··· EXTRACTED INFORMATION

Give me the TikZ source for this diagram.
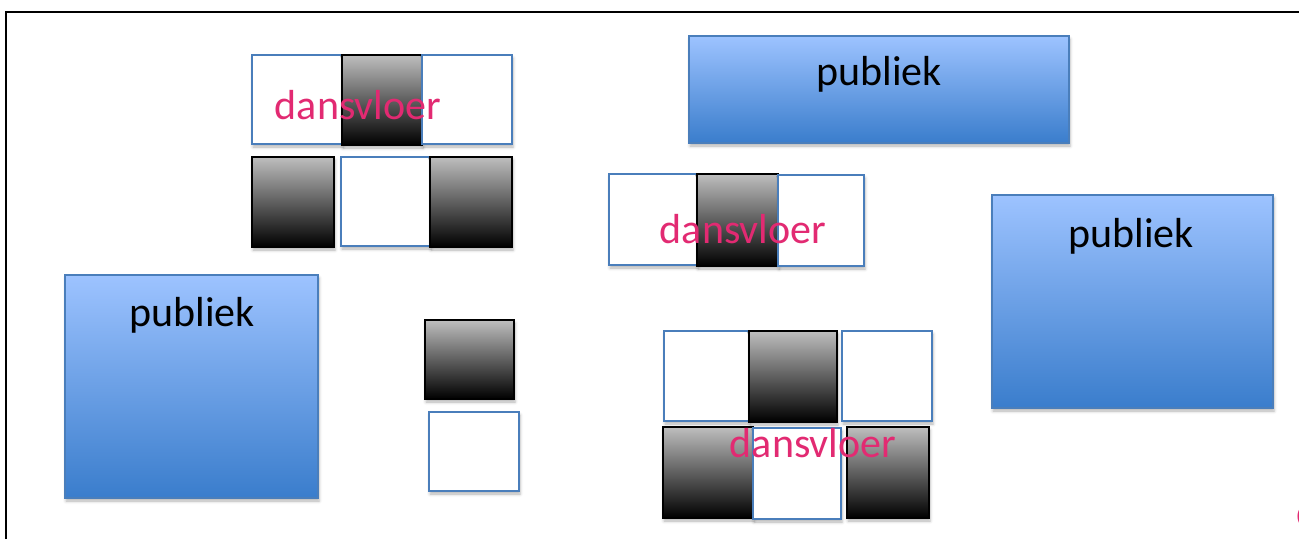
\documentclass[tikz,border=0pt]{standalone}
\usepackage{fontspec}
\setmainfont{Carlito}
\usetikzlibrary{shadows.blur}
\definecolor{pubtop}{RGB}{157,195,255}
\definecolor{pubmid}{RGB}{135,180,243}
\definecolor{pubbot}{RGB}{58,125,204}
\definecolor{publine}{RGB}{74,126,187}
\definecolor{graytop}{RGB}{190,190,190}
\definecolor{graymid}{RGB}{125,125,125}
\definecolor{pinktxt}{RGB}{226,42,114}
\tikzset{
  shad/.style={blur shadow={shadow xshift=1pt, shadow yshift=-3pt, shadow blur radius=3pt, shadow opacity=30}},
  pubbox/.style={shad, draw=publine, line width=1.6pt, top color=pubtop, middle color=pubmid, bottom color=pubbot},
  graybox/.style={shad, draw=black, line width=1.6pt, top color=graytop, middle color=graymid, bottom color=black},
  whitebox/.style={shad, draw=publine, line width=1.6pt, fill=white},
  pubtxt/.style={anchor=base, inner sep=0pt, font=\fontsize{42}{50}\selectfont, text=black},
  dvtxt/.style={anchor=base, inner sep=0pt, font=\fontsize{42}{50}\selectfont, text=pinktxt},
}
\begin{document}
\begin{tikzpicture}[x=1pt, y=-1pt]
\useasboundingbox (0,0) rectangle (1299,539);
\begin{scope}
\clip (0,0) rectangle (1299,539);
% frame
\draw[line width=2pt] (6,539) -- (6,12) -- (1299,12);

% top-left dance floor group
\draw[whitebox] (252,55) rectangle (342,144);
\draw[graybox]  (342,55) rectangle (422,145);
\draw[whitebox] (422,55) rectangle (512,144);
\draw[graybox]  (252,157) rectangle (334,247);
\draw[whitebox] (341,157) rectangle (430,246);
\draw[graybox]  (430,157) rectangle (512,247);
\node[dvtxt] (dv1) at (358,119) {dansvloer};

% top publiek
\draw[pubbox] (689,36) rectangle (1069,143);
\node[pubtxt] (pub1) at (879,85) {publiek};

% middle dance floor group
\draw[whitebox] (609,174) rectangle (697,265);
\draw[graybox]  (697,174) rectangle (778,266);
\draw[whitebox] (778,175) rectangle (864,266);
\node[dvtxt] (dv2) at (743,243) {dansvloer};

% right publiek
\draw[pubbox] (992,195) rectangle (1273,408);
\node[pubtxt] (pub2) at (1131,247) {publiek};

% left publiek
\draw[pubbox] (65,275) rectangle (318,498);
\node[pubtxt] (pub3) at (192,326) {publiek};

% small column
\draw[graybox]  (425,320) rectangle (514,399);
\draw[whitebox] (429,412) rectangle (519,491);

% bottom dance floor group
\draw[whitebox] (664,331) rectangle (749,421);
\draw[graybox]  (749,331) rectangle (837,422);
\draw[whitebox] (842,331) rectangle (932,421);
\draw[graybox]  (663,427) rectangle (753,518);
\draw[whitebox] (753,428) rectangle (841,519);
\draw[graybox]  (847,427) rectangle (929,518);
\node[dvtxt] (dv3) at (813,457) {dansvloer};

% cut-off text at right edge
\node[dvtxt, anchor=base west] (dv4) at (1296,526) {dansvloer};
\end{scope}
\end{tikzpicture}
\end{document}
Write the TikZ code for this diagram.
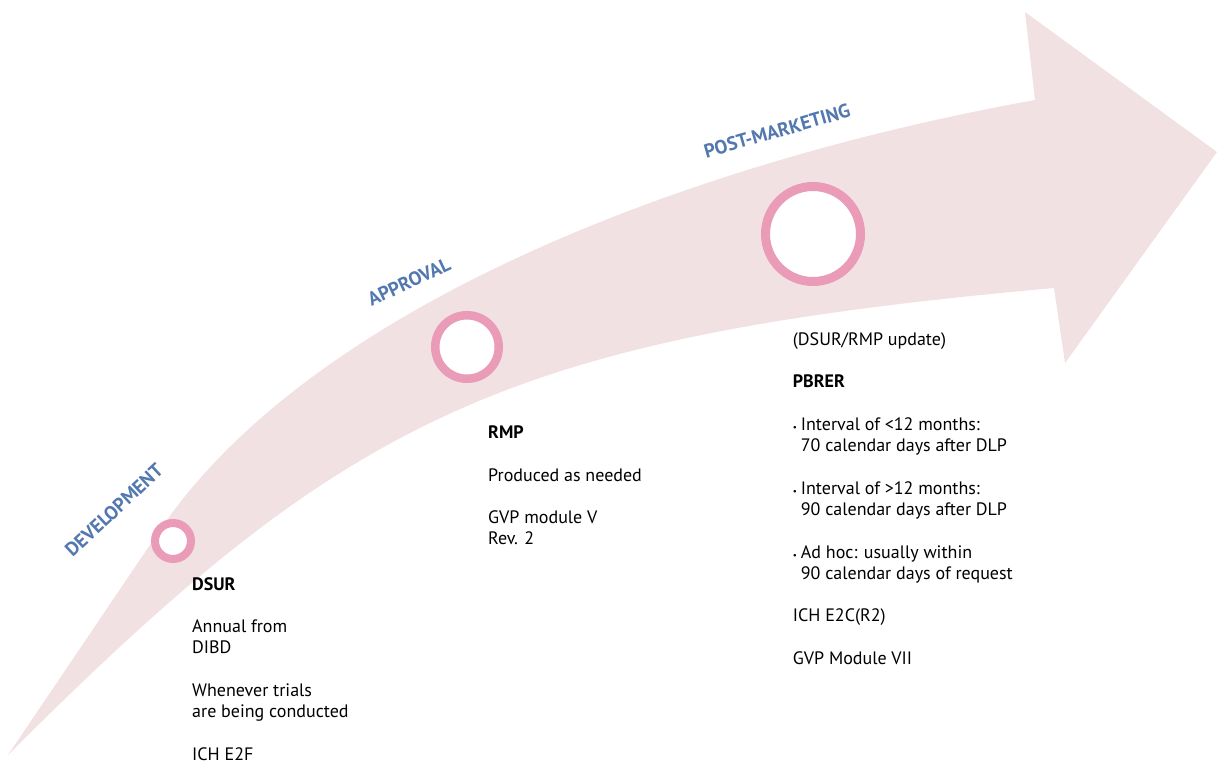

······

▸ WHAT NEEDS TO BE DONE:
Return to the listing above and set it down exactly, leaving out its pictures.

▸ ANSWER:
Give me the TikZ source for this diagram.
\documentclass[tikz,border=0pt]{standalone}
\usepackage{fontspec}
\setmainfont{Carlito}
\usetikzlibrary{shadows.blur}
\definecolor{pubtop}{RGB}{157,195,255}
\definecolor{pubmid}{RGB}{135,180,243}
\definecolor{pubbot}{RGB}{58,125,204}
\definecolor{publine}{RGB}{74,126,187}
\definecolor{graytop}{RGB}{190,190,190}
\definecolor{graymid}{RGB}{125,125,125}
\definecolor{pinktxt}{RGB}{226,42,114}
\tikzset{
  shad/.style={blur shadow={shadow xshift=1pt, shadow yshift=-3pt, shadow blur radius=3pt, shadow opacity=30}},
  pubbox/.style={shad, draw=publine, line width=1.6pt, top color=pubtop, middle color=pubmid, bottom color=pubbot},
  graybox/.style={shad, draw=black, line width=1.6pt, top color=graytop, middle color=graymid, bottom color=black},
  whitebox/.style={shad, draw=publine, line width=1.6pt, fill=white},
  pubtxt/.style={anchor=base, inner sep=0pt, font=\fontsize{42}{50}\selectfont, text=black},
  dvtxt/.style={anchor=base, inner sep=0pt, font=\fontsize{42}{50}\selectfont, text=pinktxt},
}
\begin{document}
\begin{tikzpicture}[x=1pt, y=-1pt]
\useasboundingbox (0,0) rectangle (1299,539);
\begin{scope}
\clip (0,0) rectangle (1299,539);
% frame
\draw[line width=2pt] (6,539) -- (6,12) -- (1299,12);

% top-left dance floor group
\draw[whitebox] (252,55) rectangle (342,144);
\draw[graybox]  (342,55) rectangle (422,145);
\draw[whitebox] (422,55) rectangle (512,144);
\draw[graybox]  (252,157) rectangle (334,247);
\draw[whitebox] (341,157) rectangle (430,246);
\draw[graybox]  (430,157) rectangle (512,247);
\node[dvtxt] (dv1) at (358,119) {dansvloer};

% top publiek
\draw[pubbox] (689,36) rectangle (1069,143);
\node[pubtxt] (pub1) at (879,85) {publiek};

% middle dance floor group
\draw[whitebox] (609,174) rectangle (697,265);
\draw[graybox]  (697,174) rectangle (778,266);
\draw[whitebox] (778,175) rectangle (864,266);
\node[dvtxt] (dv2) at (743,243) {dansvloer};

% right publiek
\draw[pubbox] (992,195) rectangle (1273,408);
\node[pubtxt] (pub2) at (1131,247) {publiek};

% left publiek
\draw[pubbox] (65,275) rectangle (318,498);
\node[pubtxt] (pub3) at (192,326) {publiek};

% small column
\draw[graybox]  (425,320) rectangle (514,399);
\draw[whitebox] (429,412) rectangle (519,491);

% bottom dance floor group
\draw[whitebox] (664,331) rectangle (749,421);
\draw[graybox]  (749,331) rectangle (837,422);
\draw[whitebox] (842,331) rectangle (932,421);
\draw[graybox]  (663,427) rectangle (753,518);
\draw[whitebox] (753,428) rectangle (841,519);
\draw[graybox]  (847,427) rectangle (929,518);
\node[dvtxt] (dv3) at (813,457) {dansvloer};

% cut-off text at right edge
\node[dvtxt, anchor=base west] (dv4) at (1296,526) {dansvloer};
\end{scope}
\end{tikzpicture}
\end{document}
Write the TikZ code for this diagram.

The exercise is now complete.